Melanie Smith

Fordlandia

27 Jun –
22 Aug 2020


Fordlandia is an extraordinary visual narrative that ponders Henry Ford’s failed utopia in the tropical Brazilian rainforest and the tensions between colonisation, industry and nature. 

British-born artist, Melanie Smith lives and works in Mexico City. She is internationally acclaimed for her masterly use of different media, including videos, films, photographs, and paintings to explore the legacies of modernism and post-avant-garde movements as they manifest themselves in Latin America. 
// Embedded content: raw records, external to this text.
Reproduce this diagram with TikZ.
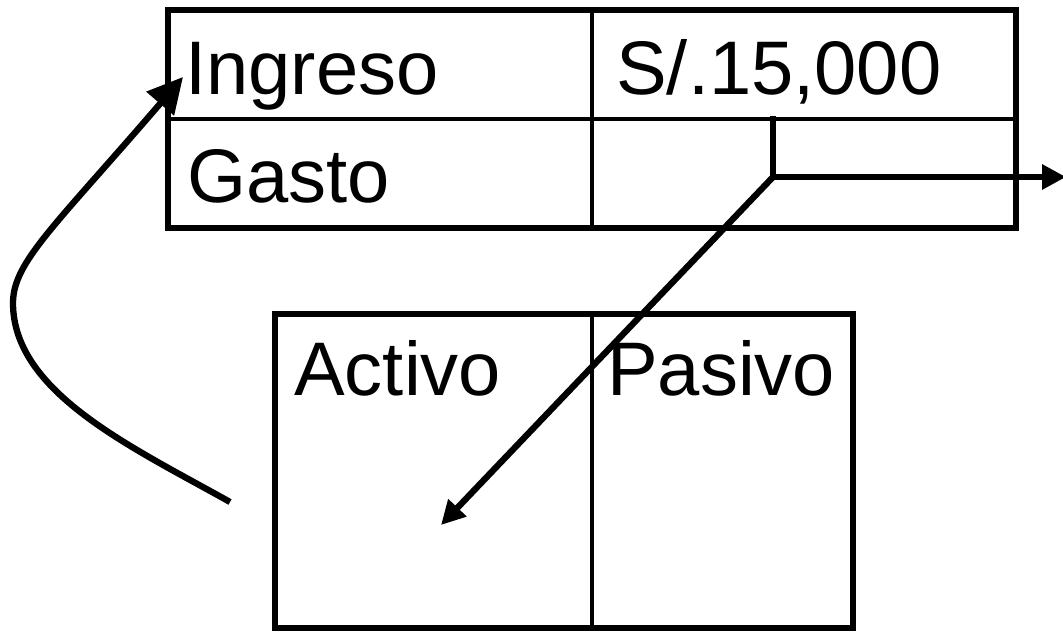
\documentclass[tikz,border=0pt]{standalone}
\usepackage{fontspec}
\setmainfont{Liberation Sans}
\usetikzlibrary{arrows.meta}
\tikzset{
  cuenta/.style={draw, line width=4.3pt, inner sep=0pt, outer sep=0pt},
  regla/.style={line width=2.2pt},
  trazo/.style={line width=4.5pt},
  flecha/.style={trazo, -{Triangle[length=17pt,width=17pt]}},
  flechona/.style={trazo, -{Triangle[length=25pt,width=25pt]}},
  rotulo/.style={anchor=base west, inner sep=0pt, font=\fontsize{54}{60}\selectfont},
}
\begin{document}
\begin{tikzpicture}[x=0.025cm, y=-0.025cm]
  \useasboundingbox (0,0) rectangle (1063,631);
  % cuadro de resultados
  \node[cuenta, minimum width=21.2cm, minimum height=5.45cm] (resultados) at (592,119) {};
  \draw[regla] (resultados.west) -- (resultados.east);
  \draw[regla] (resultados.north) -- (resultados.south);
  \node[rotulo] (ingreso) at (185,94) {Ingreso};
  \node[rotulo] (gasto) at (187,202) {Gasto};
  \node[rotulo] (monto) at (616,94) {S/.15,000};

  % balance
  \node[cuenta, minimum width=14.45cm, minimum height=7.85cm] (balance) at (564,471) {};
  \draw[regla] (balance.north -| resultados.north) -- (balance.south -| resultados.north);
  \node[rotulo] (activo) at (294,395) {Activo};
  \node[rotulo] (pasivo) at (607,395) {Pasivo};

  % flechas
  \coordinate (corte) at (773,116);
  \coordinate (quiebre) at (773,177);
  \coordinate (salida) at (1066,177);
  \coordinate (destino) at (441,525);
  \coordinate (origen) at (230,502);
  \coordinate (llegada) at (183,77);
  \draw[flecha] (corte) -- (quiebre) -- (salida);
  \draw[flecha] (quiebre) -- (destino);
  \draw[flechona] (origen) .. controls (134,448) and (13,393) .. (13,303)
                           .. controls (13,262) and (55,226) .. (llegada);
\end{tikzpicture}
\end{document}
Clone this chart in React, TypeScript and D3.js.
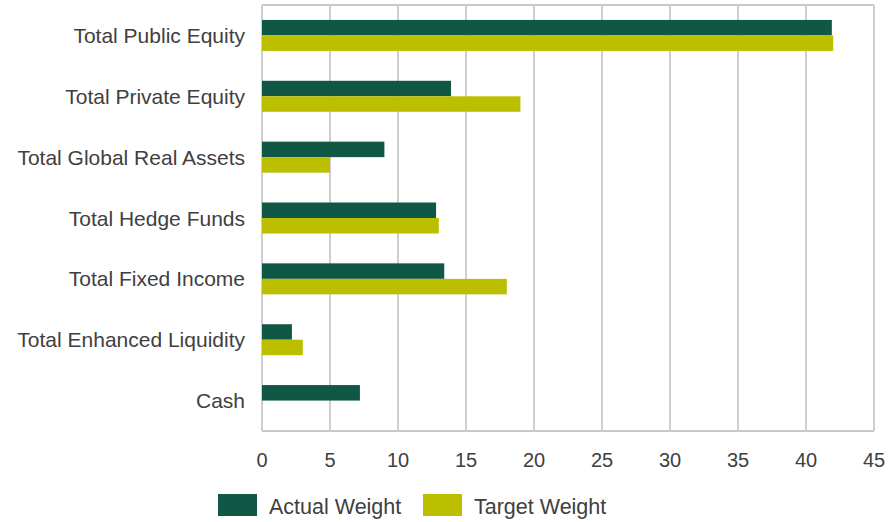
import React from "react";
import * as d3 from "d3";

const categories = [
  "Total Public Equity",
  "Total Private Equity",
  "Total Global Real Assets",
  "Total Hedge Funds",
  "Total Fixed Income",
  "Total Enhanced Liquidity",
  "Cash",
];
const actualWeight = [41.9, 13.9, 9.0, 12.8, 13.4, 2.2, 7.2];
const targetWeight = [42.0, 19.0, 5.0, 13.0, 18.0, 3.0, 0];
const seriesNames = ["Actual Weight", "Target Weight"];
const xTicks = [0, 5, 10, 15, 20, 25, 30, 35, 40, 45];

const W = 888;
const H = 522;
const M = { left: 262, right: 874, top: 5, bottom: 431 };
const COLORS = ["#115745", "#BCBF00"];
const GRID = "#C9C9C9";
const TEXT = "#404040";
const FONT = "'Liberation Sans', Arial, sans-serif";

export default function App() {
  const x = d3.scaleLinear().domain([0, 45]).range([M.left, M.right]);
  const y = d3.scaleBand<string>().domain(categories).range([M.top, M.bottom]).padding(0);
  const barH = 15.5;
  const series = [actualWeight, targetWeight];

  return (
    <svg
      width={W}
      height={H}
      style={{ position: "absolute", left: 0, top: 0, display: "block" }}
      fontFamily={FONT}
    >
      <rect x={0} y={0} width={W} height={H} fill="#fff" />
      {xTicks.map((t) => (
        <line key={"g" + t} x1={x(t)} x2={x(t)} y1={M.top} y2={M.bottom} stroke={GRID} strokeWidth={1.8} />
      ))}
      <line x1={M.left} x2={M.right} y1={M.top} y2={M.top} stroke={GRID} strokeWidth={1.8} />
      <line x1={M.left} x2={M.right} y1={M.bottom} y2={M.bottom} stroke={GRID} strokeWidth={1.8} />
      {categories.map((c, i) => {
        const cy = (y(c) as number) + y.bandwidth() / 2;
        return series.map((s, k) => (
          <rect
            key={c + k}
            x={x(0)}
            y={cy - barH + k * barH}
            width={x(s[i]) - x(0)}
            height={barH}
            fill={COLORS[k]}
          />
        ));
      })}
      {categories.map((c) => (
        <text
          key={"l" + c}
          x={M.left - 17}
          y={(y(c) as number) + y.bandwidth() / 2}
          dy="0.36em"
          textAnchor="end"
          fontSize={21}
          fill={TEXT}
        >
          {c}
        </text>
      ))}
      {xTicks.map((t) => (
        <text key={"t" + t} x={x(t)} y={467} textAnchor="middle" fontSize={20} fill={TEXT}>
          {t}
        </text>
      ))}
      {seriesNames.map((n, k) => {
        const lx = [218, 423][k];
        return (
          <g key={n}>
            <rect x={lx} y={494} width={39} height={22} fill={COLORS[k]} />
            <text x={lx + 51} y={514} fontSize={21.5} fill={TEXT}>
              {n}
            </text>
          </g>
        );
      })}
    </svg>
  );
}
Smith’s single-channel video, Fordlandia, has been likened to Werner Herzog’s film, Fitzcarraldo, with industry, power and obsession pitted against the unremitting force of a surrounding tropical jungle. Fordlandia was filmed in a small settlement on the River Tapajos in the Brazilian part of the Amazon, where industry magnate Henry Ford set up a rubber industry in the 1920s. It was here that Ford set about creating an all-American-style city which could produce the largest amount of rubber in the world. Despite shipping in expert technicians, machinery and prefabricated homes, and attempting to urbanise the surrounding jungle, the project failed and twenty years later the city fell into ruin and was eventually subsumed by the rapacious jungle.